-- Task directions --
Look at the data below and print exactly the lines from its first line through the line with "from matplotlib import font_manager"; the pictures stay out of the copy.

-- Recorded data --
((

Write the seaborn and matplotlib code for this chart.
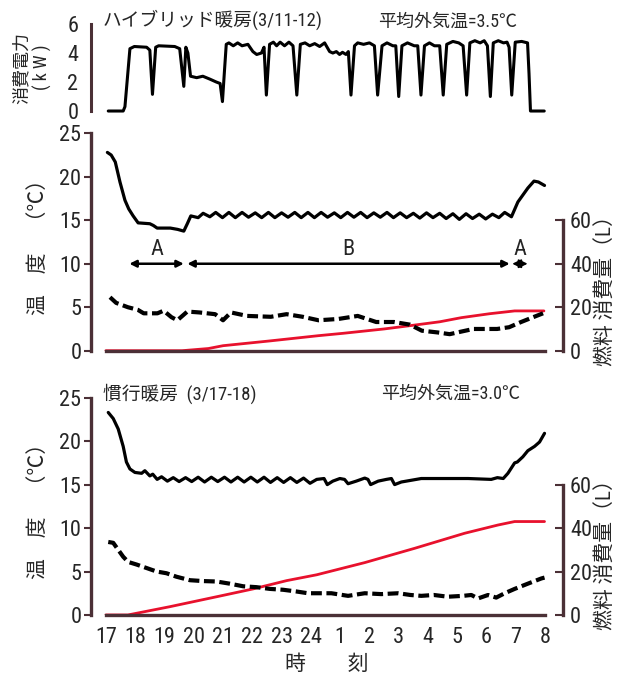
import numpy as np
import pandas as pd
import seaborn as sns
import matplotlib.pyplot as plt
from matplotlib import font_manager

# hours after 17:00 (0 = 17時, 15 = 翌8時)
hour_labels = ['17', '18', '19', '20', '21', '22', '23', '24',
               '1', '2', '3', '4', '5', '6', '7', '8']

# --- hybrid heating 3/11-12 : power (kW)
pw_h = [0.08, 0.59, 0.65, 0.82, 0.97, 1.39, 1.5, 1.59, 1.7, 1.8, 2.35, 2.52, 2.66, 2.73, 2.8,
        2.89, 3.1, 3.31, 3.55, 3.77, 3.9, 3.98, 4.05, 4.11, 4.2, 4.35, 4.5, 4.65, 4.85, 5.02,
        5.15, 5.31, 5.4, 5.48, 5.59, 5.72, 5.83, 5.95, 6.1, 6.25, 6.39, 6.52, 6.64, 6.8, 6.96,
        7.13, 7.3, 7.47, 7.64, 7.75, 7.87, 7.98, 8.08, 8.2, 8.28, 8.37, 8.49, 8.6, 8.8, 9.0,
        9.17, 9.28, 9.43, 9.6, 9.8, 9.9, 10.0, 10.11, 10.3, 10.53, 10.65, 10.76, 10.88, 11.05,
        11.22, 11.4, 11.52, 11.64, 11.85, 12.05, 12.2, 12.32, 12.43, 12.6, 12.78, 12.92, 13.03,
        13.13, 13.23, 13.4, 13.58, 13.7, 13.77, 13.86, 13.98, 14.2, 14.4, 14.45, 14.5, 14.97]
pw_kw = [0, 0, 0.3, 4.3, 4.45, 4.4, 4.2, 1.15, 4.4, 4.5, 4.45, 4.3, 1.7, 4.4, 4.0,
         2.4, 2.3, 2.4, 2.2, 2.0, 1.9, 0.65, 2.8, 4.6, 4.7, 4.5, 4.7, 4.5, 4.6, 4.1,
         3.9, 4.0, 4.4, 1.1, 4.6, 4.75, 4.5, 4.75, 4.5, 4.75, 4.5, 1.1, 4.6, 4.7, 4.5,
         4.65, 4.45, 4.7, 4.1, 4.0, 4.1, 3.9, 4.05, 3.9, 4.1, 1.1, 4.5, 4.7, 4.6, 4.7,
         4.5, 1.1, 4.5, 4.7, 4.5, 4.5, 1.0, 4.5, 4.7, 4.5, 4.5, 1.1, 4.5, 4.7,
         4.5, 4.5, 1.1, 4.6, 4.8, 4.7, 4.5, 1.1, 4.7, 4.85, 4.7, 4.85, 4.5,
         1.0, 4.7, 4.85, 4.7, 4.75, 4.4, 1.1, 4.75, 4.8, 4.7, 2.6, 0, 0]

# --- hybrid heating : room temperature (°C)
hy_room_h = [0.05, 0.18, 0.32, 0.48, 0.65, 0.78, 0.93, 1.1, 1.5, 1.62, 1.75, 2.2, 2.45, 2.66,
             2.78, 2.9, 3.15, 3.32, 3.55, 3.75, 3.98, 4.2, 4.42, 4.65, 4.87, 5.1, 5.32, 5.55,
             5.77, 6.0, 6.22, 6.45, 6.67, 6.9, 7.12, 7.35, 7.57, 7.8, 8.02, 8.25, 8.47, 8.7,
             8.92, 9.15, 9.37, 9.6, 9.82, 10.05, 10.27, 10.5, 10.72, 10.95, 11.17, 11.4, 11.62,
             11.85, 12.07, 12.3, 12.52, 12.75, 12.97, 13.2, 13.42, 13.62, 13.85, 14.07, 14.24,
             14.41, 14.62, 14.77, 14.98]
hy_room_t = [22.8, 22.5, 21.7, 19.4, 17.3, 16.3, 15.5, 14.7, 14.6, 14.4, 14.1, 14.1, 13.95, 13.75,
             14.6, 15.5, 15.3, 15.8, 15.4, 15.9, 15.3, 15.9, 15.3, 15.9, 15.35, 15.85, 15.3, 15.9,
             15.3, 15.85, 15.35, 15.9, 15.3, 15.9, 15.3, 15.9, 15.35, 15.85, 15.3, 15.9, 15.35, 15.9,
             15.3, 15.85, 15.35, 15.9, 15.3, 15.85, 15.3, 15.8, 15.25, 15.85, 15.3, 15.8, 15.2,
             15.75, 15.1, 15.75, 15.2, 15.7, 15.15, 15.7, 15.3, 15.9, 15.4, 17.1, 17.9,
             18.7, 19.5, 19.4, 19.0]

# --- hybrid heating : outside temperature (°C)
hy_out_h = [0.14, 0.35, 0.75, 1.09, 1.29, 1.76, 1.97, 2.24, 2.44, 2.78, 3.19, 3.73, 4.0, 4.27,
            4.82, 5.63, 6.17, 6.72, 7.26, 7.94, 8.6, 9.23, 9.84, 10.38, 10.79, 11.33, 11.74,
            12.14, 12.55, 13.36, 13.77, 14.18, 14.59, 14.93]
hy_out_t = [6.15, 5.5, 5.0, 4.7, 4.3, 4.3, 4.6, 3.85, 3.5, 4.5, 4.4, 4.2, 3.5, 4.4,
            4.0, 3.9, 4.2, 3.9, 3.5, 3.65, 4.0, 3.3, 3.3, 3.0, 2.3, 2.1, 1.9,
            2.2, 2.5, 2.5, 2.7, 3.3, 3.85, 4.3]

# --- hybrid heating : cumulative fuel (L)
hy_fuel_h = [0.0, 2.6, 3.5, 4.0, 5.6, 7.25, 8.1, 9.5, 10.55, 11.4, 12.14, 13.1, 13.96, 14.96]
hy_fuel_l = [0.0, 0.0, 1.0, 2.3, 4.5, 6.9, 8.0, 10.0, 11.8, 13.3, 15.2, 17.0, 18.3, 18.3]

# --- conventional heating 3/17-18 : room temperature (°C)
cv_room_h = [0.08, 0.25, 0.42, 0.59, 0.7, 0.82, 0.99, 1.22, 1.33, 1.5, 1.6, 1.75, 1.9, 2.1, 2.3,
             2.5, 2.72, 2.93, 3.15, 3.37, 3.6, 3.82, 4.05, 4.27, 4.5, 4.72, 4.95, 5.17, 5.4,
             5.62, 5.85, 6.07, 6.3, 6.52, 6.75, 6.97, 7.2, 7.45, 7.56, 7.75, 7.99, 8.15, 8.27,
             8.55, 8.84, 8.95, 9.04, 9.3, 9.58, 9.75, 9.86, 10.09, 10.43, 10.77, 12.37, 13.16,
             13.37, 13.57, 13.73, 13.96, 14.05, 14.24, 14.41, 14.64, 14.81, 14.98]
cv_room_t = [23.3, 22.6, 21.4, 19.4, 17.6, 16.8, 16.4, 16.3, 16.6, 16.0, 16.2, 15.6, 15.9, 15.4, 15.8,
             15.35, 15.8, 15.35, 15.85, 15.3, 15.85, 15.35, 15.85, 15.3, 15.85, 15.3, 15.85, 15.3, 15.85,
             15.25, 15.8, 15.25, 15.8, 15.25, 15.75, 15.15, 15.6, 15.7, 15.0, 15.4, 15.7, 15.6, 15.1,
             15.4, 15.75, 15.6, 15.0, 15.4, 15.6, 15.7, 15.0, 15.3, 15.5, 15.7, 15.7, 15.6,
             15.8, 15.7, 16.3, 17.5, 17.6, 18.2, 18.9, 19.4, 19.9, 20.9]

# --- conventional heating : outside temperature (°C)
cv_out_h = [0.08, 0.25, 0.42, 0.59, 0.76, 1.05, 1.39, 1.73, 2.07, 2.41, 2.87, 3.32, 3.78, 4.23,
            4.69, 5.14, 5.6, 6.05, 6.51, 6.9, 7.25, 7.7, 8.27, 8.84, 9.4, 9.98, 10.4, 10.77,
            11.2, 11.68, 12.2, 12.48, 12.71, 13.05, 13.33, 13.62, 13.96, 14.41, 14.87, 14.98]
cv_out_t = [8.4, 8.3, 7.5, 6.7, 6.1, 5.8, 5.4, 5.0, 4.8, 4.4, 4.0, 3.9, 3.85, 3.6,
            3.3, 3.2, 3.0, 2.9, 2.7, 2.5, 2.5, 2.5, 2.2, 2.5, 2.4, 2.5, 2.3, 2.2,
            2.3, 2.1, 2.2, 2.3, 1.9, 2.3, 2.0, 2.5, 3.0, 3.6, 4.2, 4.3]

# --- conventional heating : cumulative fuel (L)
cv_fuel_h = [0.0, 0.75, 2.18, 3.89, 5.03, 6.17, 7.2, 8.84, 10.55, 12.25, 13.39, 13.96, 14.98]
cv_fuel_l = [0.0, 0.0, 3.8, 8.7, 12.0, 15.8, 18.5, 24.1, 30.7, 37.6, 41.4, 43.0, 43.0]

sns.set_style("white")

# pick a narrow latin face if one is installed (reference uses condensed digits)
installed = {f.name for f in font_manager.fontManager.ttflist}
narrow = 'DejaVu Sans'
for cand in ['Liberation Sans Narrow', 'Roboto Condensed', 'Open Sans Condensed',
             'Noto Sans Condensed', 'DejaVu Sans Condensed']:
    if cand in installed:
        narrow = cand
        break
plt.rcParams['font.family'] = [narrow, 'Noto Sans CJK JP', 'DejaVu Sans']

DARK = '#4b3036'
RED = '#e8112d'
FS = 16
XLIM = (-0.51, 15.61)

fig = plt.figure(figsize=(6.24, 6.79), dpi=100)
ax_p = fig.add_axes([0.1458, 0.8365, 0.7564, 0.1281])
ax_m = fig.add_axes([0.1458, 0.4835, 0.7564, 0.3202])
ax_b = fig.add_axes([0.1458, 0.0943, 0.7564, 0.3200])

# ---------------- power panel
sns.lineplot(x=pw_h, y=pw_kw, ax=ax_p, color='black', lw=2.2, sort=False,
             estimator=None, clip_on=False)
ax_p.set_xlim(*XLIM)
ax_p.set_ylim(0, 6)
for s in ['top', 'right', 'bottom']:
    ax_p.spines[s].set_visible(False)
ax_p.spines['left'].set_color(DARK)
ax_p.spines['left'].set_linewidth(2.2)
ax_p.set_xticks([])
ax_p.set_yticks(range(7))
ax_p.set_yticklabels(['0', '', '2', '', '4', '', '6'], fontsize=FS)
ax_p.tick_params(axis='y', direction='in', length=6, width=1.5, color=DARK, pad=9)
ax_p.set_ylabel('消費電力\n( k W )', fontsize=13, linespacing=1.1)
ax_p.yaxis.set_label_coords(-0.083, 0.5)
ax_p.text(0.025, 1.05, 'ハイブリッド暖房(3/11-12)', transform=ax_p.transAxes,
          fontsize=13.5, va='center', ha='left')
ax_p.text(0.608, 1.03, '平均外気温=3.5℃', transform=ax_p.transAxes,
          fontsize=13, va='center', ha='left')


def temp_panel(ax, room_h, room_t, out_h, out_t, fuel_h, fuel_l, bottom):
    sns.lineplot(x=room_h, y=room_t, ax=ax, color='black', lw=2.3, sort=False, estimator=None)
    sns.lineplot(x=out_h, y=out_t, ax=ax, color='black', lw=3.0, sort=False, estimator=None,
                 linestyle=(0, (2.6, 1.1)))
    ax2 = ax.twinx()
    sns.lineplot(x=fuel_h, y=fuel_l, ax=ax2, color=RED, lw=2.0, sort=False, estimator=None,
                 zorder=1)
    ax.set_zorder(ax2.get_zorder() + 1)
    ax.patch.set_visible(False)

    ax.set_xlim(*XLIM)
    ax.set_ylim(0, 25)
    ax2.set_ylim(0, 100)
    for a in (ax, ax2):
        a.spines['top'].set_visible(False)
    ax.spines['right'].set_visible(False)
    ax2.spines['left'].set_visible(False)
    ax2.spines['bottom'].set_visible(False)
    ax.spines['left'].set_bounds(0, 25)
    ax.spines['bottom'].set_bounds(0, 15)
    ax2.spines['right'].set_bounds(0, 60)
    for sp in (ax.spines['left'], ax.spines['bottom'], ax2.spines['right']):
        sp.set_color(DARK)
        sp.set_linewidth(2.4)

    ax.set_yticks([0, 5, 10, 15, 20, 25])
    ax.set_yticklabels(['0', '5', '10', '15', '20', '25'], fontsize=FS)
    ax.tick_params(axis='y', direction='out', length=5, width=1.5, color=DARK, pad=2)
    ax2.set_yticks([0, 20, 40, 60])
    ax2.set_yticklabels(['0', '20', '40', '60'], fontsize=FS)
    ax2.tick_params(axis='y', direction='in', length=6, width=1.5, color=DARK, pad=5)

    ax.set_xticks(range(16))
    if bottom:
        ax.set_xticklabels(hour_labels, fontsize=FS)
        ax.set_xlabel('時　　刻', fontsize=15, labelpad=4)
    else:
        ax.set_xticklabels([])
    ax.tick_params(axis='x', direction='in', length=6, width=1.5, color=DARK, pad=9)

    ax.set_ylabel('温　度　（℃）', fontsize=15)
    ax.yaxis.set_label_coords(-0.092, 0.5)
    ax2.set_ylabel('燃料 消費量（L）', fontsize=15, rotation=90)
    ax2.yaxis.set_label_coords(1.07, 0.30)
    return ax2


temp_panel(ax_m, hy_room_h, hy_room_t, hy_out_h, hy_out_t, hy_fuel_h, hy_fuel_l, False)
temp_panel(ax_b, cv_room_h, cv_room_t, cv_out_h, cv_out_t, cv_fuel_h, cv_fuel_l, True)

# operation periods A / B
arrow = dict(arrowstyle='<|-|>', color='black', lw=1.8, mutation_scale=10,
             shrinkA=0, shrinkB=0)
ax_m.annotate('', xy=(0.8, 10), xytext=(2.66, 10), arrowprops=arrow)
ax_m.annotate('', xy=(2.78, 10), xytext=(13.79, 10), arrowprops=arrow)
ax_m.annotate('', xy=(13.88, 10), xytext=(14.4, 10),
              arrowprops=dict(arrow, mutation_scale=13, lw=1.2))
ax_m.text(1.75, 10.4, 'A', fontsize=FS, ha='center', va='bottom')
ax_m.text(8.27, 10.4, 'B', fontsize=FS, ha='center', va='bottom')
ax_m.text(14.15, 10.4, 'A', fontsize=FS, ha='center', va='bottom')

ax_b.text(0.025, 1.02, '慣行暖房  (3/17-18)', transform=ax_b.transAxes,
          fontsize=13.5, va='center', ha='left')
ax_b.text(0.615, 1.02, '平均外気温=3.0℃', transform=ax_b.transAxes,
          fontsize=13, va='center', ha='left')

fig.savefig('out.png', dpi=100)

))

-- Answer for this exercise --
Write the seaborn and matplotlib code for this chart.
import numpy as np
import pandas as pd
import seaborn as sns
import matplotlib.pyplot as plt
from matplotlib import font_manager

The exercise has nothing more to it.